◆ WORK TO BE COMPLETED: The material below has pictures in it. Set down only the lines from the line containing "Convert this chart to matplotlib code." through the line containing "import numpy as np", word for word, and leave the pictures behind.

◆ DATASET ENTRIES:
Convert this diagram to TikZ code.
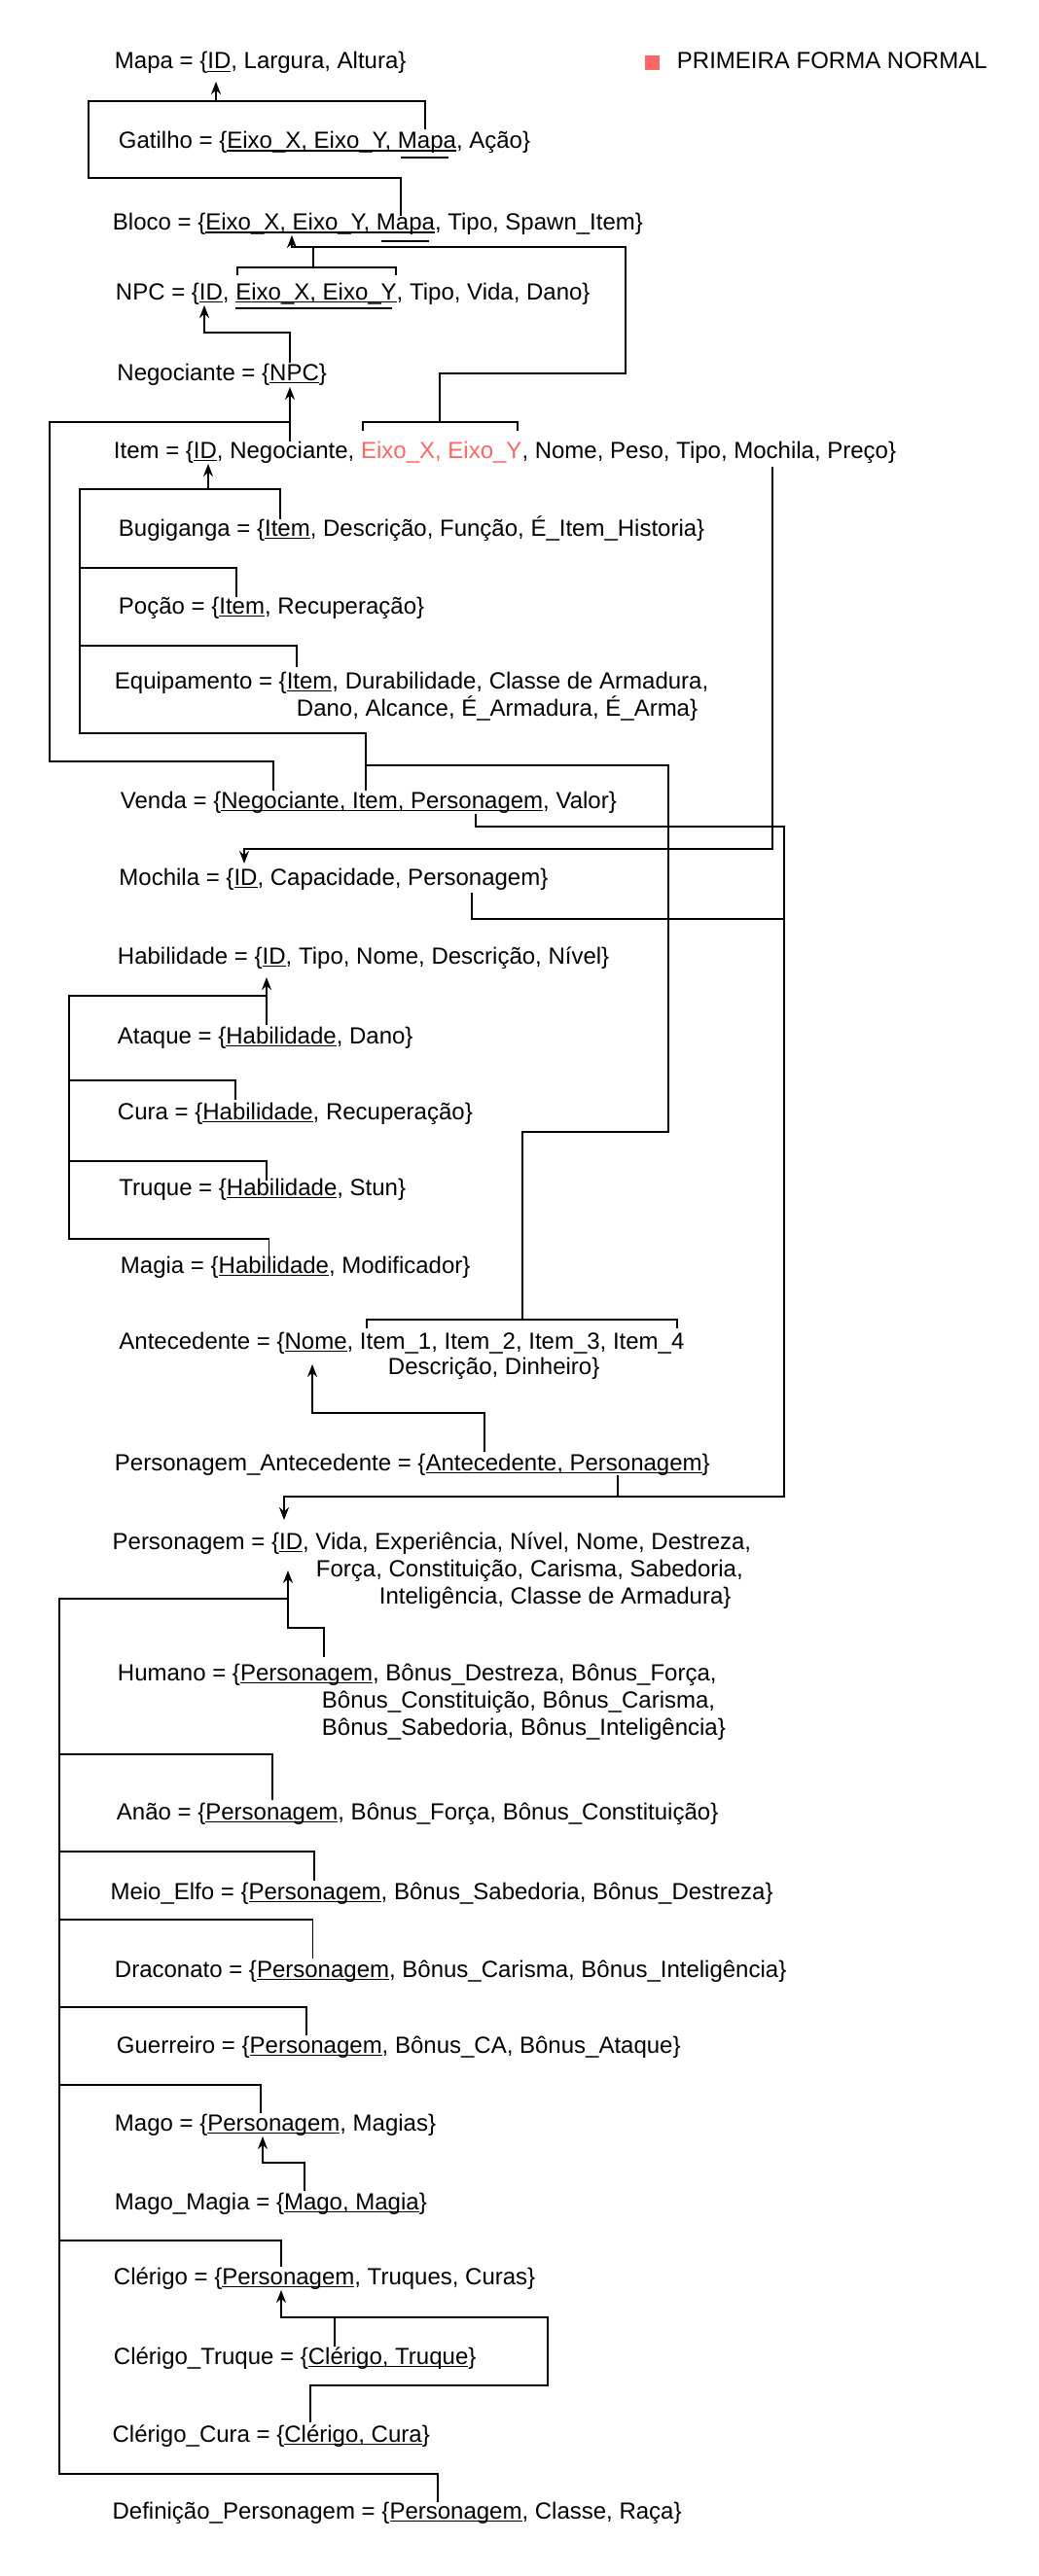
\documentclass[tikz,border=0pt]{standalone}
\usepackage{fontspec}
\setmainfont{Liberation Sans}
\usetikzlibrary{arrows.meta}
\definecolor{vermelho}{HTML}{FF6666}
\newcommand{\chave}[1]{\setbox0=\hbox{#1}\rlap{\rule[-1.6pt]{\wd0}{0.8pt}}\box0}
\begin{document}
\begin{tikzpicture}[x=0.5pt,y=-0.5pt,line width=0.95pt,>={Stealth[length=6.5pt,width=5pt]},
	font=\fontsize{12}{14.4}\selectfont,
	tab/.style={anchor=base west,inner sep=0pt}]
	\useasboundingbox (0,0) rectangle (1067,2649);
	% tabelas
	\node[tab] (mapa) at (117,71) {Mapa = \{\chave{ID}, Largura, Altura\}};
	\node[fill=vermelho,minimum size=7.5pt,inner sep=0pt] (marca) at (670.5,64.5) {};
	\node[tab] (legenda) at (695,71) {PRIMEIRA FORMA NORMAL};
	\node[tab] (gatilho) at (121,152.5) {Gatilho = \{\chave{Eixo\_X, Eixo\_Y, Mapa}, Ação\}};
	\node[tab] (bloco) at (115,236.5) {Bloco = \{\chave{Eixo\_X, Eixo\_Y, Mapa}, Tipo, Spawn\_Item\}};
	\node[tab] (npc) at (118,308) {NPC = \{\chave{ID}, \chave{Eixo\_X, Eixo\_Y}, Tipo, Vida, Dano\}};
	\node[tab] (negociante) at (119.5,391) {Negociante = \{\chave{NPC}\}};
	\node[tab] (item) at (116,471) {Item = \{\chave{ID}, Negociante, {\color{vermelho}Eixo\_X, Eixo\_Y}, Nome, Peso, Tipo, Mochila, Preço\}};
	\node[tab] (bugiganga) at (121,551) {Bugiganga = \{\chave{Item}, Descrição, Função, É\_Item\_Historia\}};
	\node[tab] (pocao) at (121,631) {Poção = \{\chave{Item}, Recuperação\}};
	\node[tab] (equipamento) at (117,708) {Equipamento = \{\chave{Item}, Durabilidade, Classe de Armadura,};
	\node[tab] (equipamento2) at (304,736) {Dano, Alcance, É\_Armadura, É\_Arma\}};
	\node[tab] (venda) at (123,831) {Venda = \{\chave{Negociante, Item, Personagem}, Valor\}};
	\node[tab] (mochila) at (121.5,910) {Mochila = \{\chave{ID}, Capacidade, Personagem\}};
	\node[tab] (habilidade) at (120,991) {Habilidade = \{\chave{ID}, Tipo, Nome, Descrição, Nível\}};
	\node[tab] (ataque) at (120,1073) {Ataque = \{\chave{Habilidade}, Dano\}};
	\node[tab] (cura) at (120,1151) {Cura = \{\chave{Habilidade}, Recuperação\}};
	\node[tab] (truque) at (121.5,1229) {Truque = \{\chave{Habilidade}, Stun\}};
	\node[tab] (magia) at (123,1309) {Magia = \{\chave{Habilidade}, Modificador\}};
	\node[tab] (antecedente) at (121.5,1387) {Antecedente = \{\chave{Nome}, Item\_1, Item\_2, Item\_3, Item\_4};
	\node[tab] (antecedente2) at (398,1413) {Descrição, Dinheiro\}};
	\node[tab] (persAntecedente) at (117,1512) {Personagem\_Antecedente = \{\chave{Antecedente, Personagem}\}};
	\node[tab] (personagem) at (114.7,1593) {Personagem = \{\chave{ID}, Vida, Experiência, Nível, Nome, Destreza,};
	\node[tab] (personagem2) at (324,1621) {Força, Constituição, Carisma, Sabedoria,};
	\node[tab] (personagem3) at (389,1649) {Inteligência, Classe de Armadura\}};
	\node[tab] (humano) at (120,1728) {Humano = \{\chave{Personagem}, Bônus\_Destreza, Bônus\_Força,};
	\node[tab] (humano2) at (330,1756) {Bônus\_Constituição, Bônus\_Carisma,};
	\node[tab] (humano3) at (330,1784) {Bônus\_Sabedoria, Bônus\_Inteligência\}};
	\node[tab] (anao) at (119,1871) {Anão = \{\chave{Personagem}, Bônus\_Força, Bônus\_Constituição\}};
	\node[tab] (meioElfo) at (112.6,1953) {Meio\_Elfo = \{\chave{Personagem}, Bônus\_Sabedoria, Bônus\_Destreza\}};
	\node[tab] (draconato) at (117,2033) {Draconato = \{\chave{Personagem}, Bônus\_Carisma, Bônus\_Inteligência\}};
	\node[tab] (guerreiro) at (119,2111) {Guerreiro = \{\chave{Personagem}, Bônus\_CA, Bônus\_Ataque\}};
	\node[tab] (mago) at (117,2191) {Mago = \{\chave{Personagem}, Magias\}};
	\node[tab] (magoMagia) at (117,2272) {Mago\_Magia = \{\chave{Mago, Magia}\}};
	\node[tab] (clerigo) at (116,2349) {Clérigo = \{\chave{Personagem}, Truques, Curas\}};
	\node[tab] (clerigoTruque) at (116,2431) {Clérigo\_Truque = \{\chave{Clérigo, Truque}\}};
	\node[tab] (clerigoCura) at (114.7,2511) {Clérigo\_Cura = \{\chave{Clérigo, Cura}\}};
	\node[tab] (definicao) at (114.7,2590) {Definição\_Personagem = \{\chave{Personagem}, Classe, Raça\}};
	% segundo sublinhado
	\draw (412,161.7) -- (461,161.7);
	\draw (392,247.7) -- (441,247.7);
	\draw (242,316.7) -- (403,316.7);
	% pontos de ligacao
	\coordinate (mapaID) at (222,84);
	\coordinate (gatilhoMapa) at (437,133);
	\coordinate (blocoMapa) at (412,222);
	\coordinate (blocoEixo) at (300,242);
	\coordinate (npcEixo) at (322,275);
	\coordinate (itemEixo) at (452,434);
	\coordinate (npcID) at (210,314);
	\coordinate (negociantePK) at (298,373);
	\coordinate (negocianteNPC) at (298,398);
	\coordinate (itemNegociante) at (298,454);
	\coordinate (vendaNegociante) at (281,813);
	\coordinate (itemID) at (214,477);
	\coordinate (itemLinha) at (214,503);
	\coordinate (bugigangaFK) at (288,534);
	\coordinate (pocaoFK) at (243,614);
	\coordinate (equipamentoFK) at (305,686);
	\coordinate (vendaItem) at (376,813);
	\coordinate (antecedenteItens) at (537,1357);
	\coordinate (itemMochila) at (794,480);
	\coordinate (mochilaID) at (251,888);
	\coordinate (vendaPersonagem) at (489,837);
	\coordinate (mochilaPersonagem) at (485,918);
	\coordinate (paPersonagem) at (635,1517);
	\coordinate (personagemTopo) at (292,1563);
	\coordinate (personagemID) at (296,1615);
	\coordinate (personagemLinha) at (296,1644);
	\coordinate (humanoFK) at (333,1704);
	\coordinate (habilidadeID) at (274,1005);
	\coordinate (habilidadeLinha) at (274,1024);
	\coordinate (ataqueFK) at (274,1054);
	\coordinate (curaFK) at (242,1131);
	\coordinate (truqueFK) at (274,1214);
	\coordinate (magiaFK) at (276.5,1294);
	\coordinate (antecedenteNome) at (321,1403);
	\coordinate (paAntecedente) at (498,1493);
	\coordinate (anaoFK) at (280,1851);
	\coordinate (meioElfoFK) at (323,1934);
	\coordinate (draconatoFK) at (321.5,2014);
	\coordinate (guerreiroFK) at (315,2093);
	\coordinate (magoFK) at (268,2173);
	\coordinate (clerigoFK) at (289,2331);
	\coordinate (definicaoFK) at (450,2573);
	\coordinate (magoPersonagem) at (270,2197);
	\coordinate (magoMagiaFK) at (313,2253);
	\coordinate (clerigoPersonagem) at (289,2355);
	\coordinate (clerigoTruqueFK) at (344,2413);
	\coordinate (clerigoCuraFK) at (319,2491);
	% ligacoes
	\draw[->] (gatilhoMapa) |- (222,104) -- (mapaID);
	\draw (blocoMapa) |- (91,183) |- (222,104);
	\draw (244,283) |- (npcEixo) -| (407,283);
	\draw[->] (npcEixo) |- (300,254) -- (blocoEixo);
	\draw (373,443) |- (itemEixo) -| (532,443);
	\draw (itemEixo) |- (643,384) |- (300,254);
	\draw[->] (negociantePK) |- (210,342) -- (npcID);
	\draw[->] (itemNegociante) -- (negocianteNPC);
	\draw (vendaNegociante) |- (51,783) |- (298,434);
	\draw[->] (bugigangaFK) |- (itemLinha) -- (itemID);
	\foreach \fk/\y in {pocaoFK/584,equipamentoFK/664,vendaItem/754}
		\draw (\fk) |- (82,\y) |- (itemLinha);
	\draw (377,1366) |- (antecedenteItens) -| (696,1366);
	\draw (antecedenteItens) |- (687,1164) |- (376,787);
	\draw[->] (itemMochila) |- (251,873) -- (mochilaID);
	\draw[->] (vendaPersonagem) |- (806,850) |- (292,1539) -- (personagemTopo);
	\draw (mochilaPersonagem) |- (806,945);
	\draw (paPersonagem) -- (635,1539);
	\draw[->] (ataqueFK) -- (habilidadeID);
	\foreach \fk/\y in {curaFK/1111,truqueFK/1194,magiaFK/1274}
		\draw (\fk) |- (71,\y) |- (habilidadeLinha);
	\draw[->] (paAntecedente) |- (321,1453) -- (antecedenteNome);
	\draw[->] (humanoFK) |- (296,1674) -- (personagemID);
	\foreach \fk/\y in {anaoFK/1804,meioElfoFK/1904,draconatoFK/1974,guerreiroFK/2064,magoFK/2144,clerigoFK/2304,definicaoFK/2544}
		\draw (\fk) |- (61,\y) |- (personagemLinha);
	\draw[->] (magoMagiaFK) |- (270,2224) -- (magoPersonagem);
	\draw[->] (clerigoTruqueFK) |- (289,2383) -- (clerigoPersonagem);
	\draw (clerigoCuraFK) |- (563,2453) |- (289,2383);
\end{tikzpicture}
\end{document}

==

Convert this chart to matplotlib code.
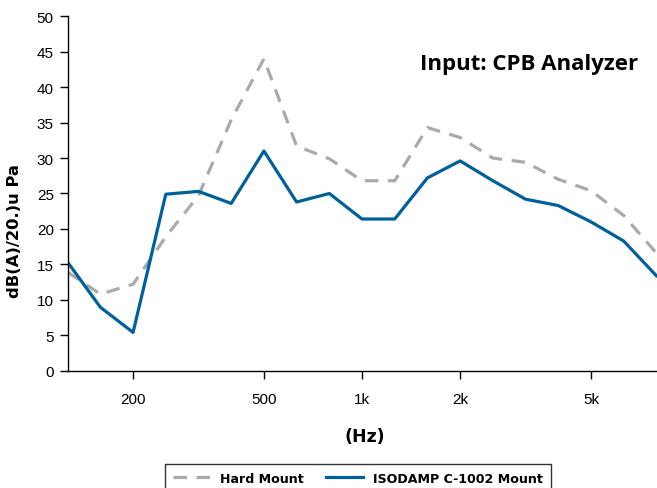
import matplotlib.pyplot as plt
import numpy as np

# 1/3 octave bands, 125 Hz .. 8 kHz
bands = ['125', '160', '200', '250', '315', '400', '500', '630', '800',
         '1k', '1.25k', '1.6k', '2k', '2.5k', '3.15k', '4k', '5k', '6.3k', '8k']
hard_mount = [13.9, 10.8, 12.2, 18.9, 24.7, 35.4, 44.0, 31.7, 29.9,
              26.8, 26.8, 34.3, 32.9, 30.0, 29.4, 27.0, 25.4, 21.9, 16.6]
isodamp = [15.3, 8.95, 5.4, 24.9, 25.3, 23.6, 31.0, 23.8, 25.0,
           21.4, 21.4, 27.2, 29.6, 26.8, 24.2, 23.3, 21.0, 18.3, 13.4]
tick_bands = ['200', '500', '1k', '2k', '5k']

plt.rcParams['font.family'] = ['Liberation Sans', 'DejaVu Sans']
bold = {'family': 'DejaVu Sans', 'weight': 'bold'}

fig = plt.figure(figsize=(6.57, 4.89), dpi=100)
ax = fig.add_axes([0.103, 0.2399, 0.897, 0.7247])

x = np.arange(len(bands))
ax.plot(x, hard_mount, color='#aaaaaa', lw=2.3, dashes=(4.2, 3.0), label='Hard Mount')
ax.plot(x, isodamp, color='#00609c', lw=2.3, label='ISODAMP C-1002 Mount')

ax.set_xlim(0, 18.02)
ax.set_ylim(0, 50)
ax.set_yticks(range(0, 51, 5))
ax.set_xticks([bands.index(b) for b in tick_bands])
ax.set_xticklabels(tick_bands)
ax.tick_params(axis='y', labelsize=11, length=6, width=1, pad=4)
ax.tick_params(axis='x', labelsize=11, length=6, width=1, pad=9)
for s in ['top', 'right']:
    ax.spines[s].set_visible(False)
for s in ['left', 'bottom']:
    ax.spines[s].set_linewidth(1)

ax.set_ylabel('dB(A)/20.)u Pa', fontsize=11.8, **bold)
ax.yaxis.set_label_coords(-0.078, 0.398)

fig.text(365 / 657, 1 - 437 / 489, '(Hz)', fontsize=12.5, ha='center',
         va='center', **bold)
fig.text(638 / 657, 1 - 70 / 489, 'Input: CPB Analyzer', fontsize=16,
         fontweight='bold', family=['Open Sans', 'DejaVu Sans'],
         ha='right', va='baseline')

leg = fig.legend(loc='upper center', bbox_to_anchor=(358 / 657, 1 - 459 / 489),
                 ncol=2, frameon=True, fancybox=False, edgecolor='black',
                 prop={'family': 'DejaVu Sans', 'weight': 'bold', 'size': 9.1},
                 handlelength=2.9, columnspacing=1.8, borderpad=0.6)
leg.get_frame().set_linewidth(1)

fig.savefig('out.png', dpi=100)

--

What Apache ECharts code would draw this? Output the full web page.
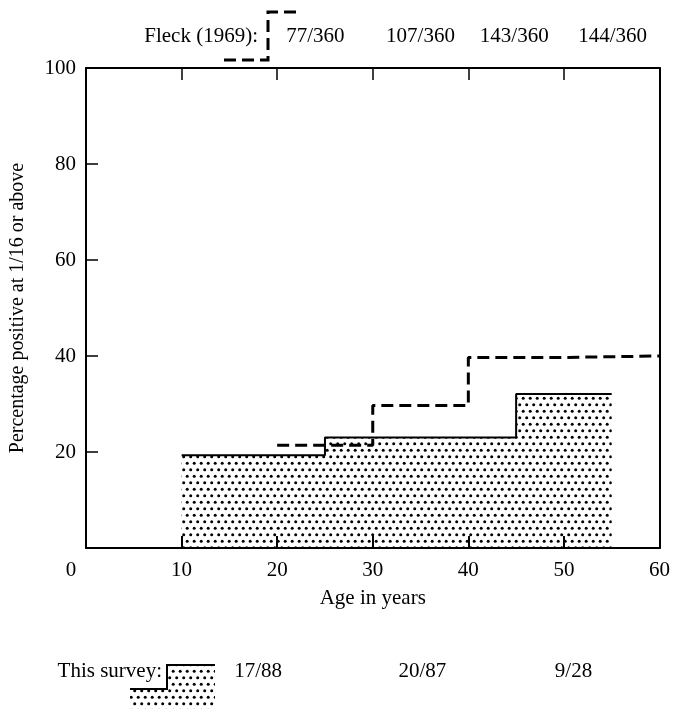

◆ WRITTEN RESPONSE:
Convert this chart to matplotlib code.
import matplotlib.pyplot as plt
import numpy as np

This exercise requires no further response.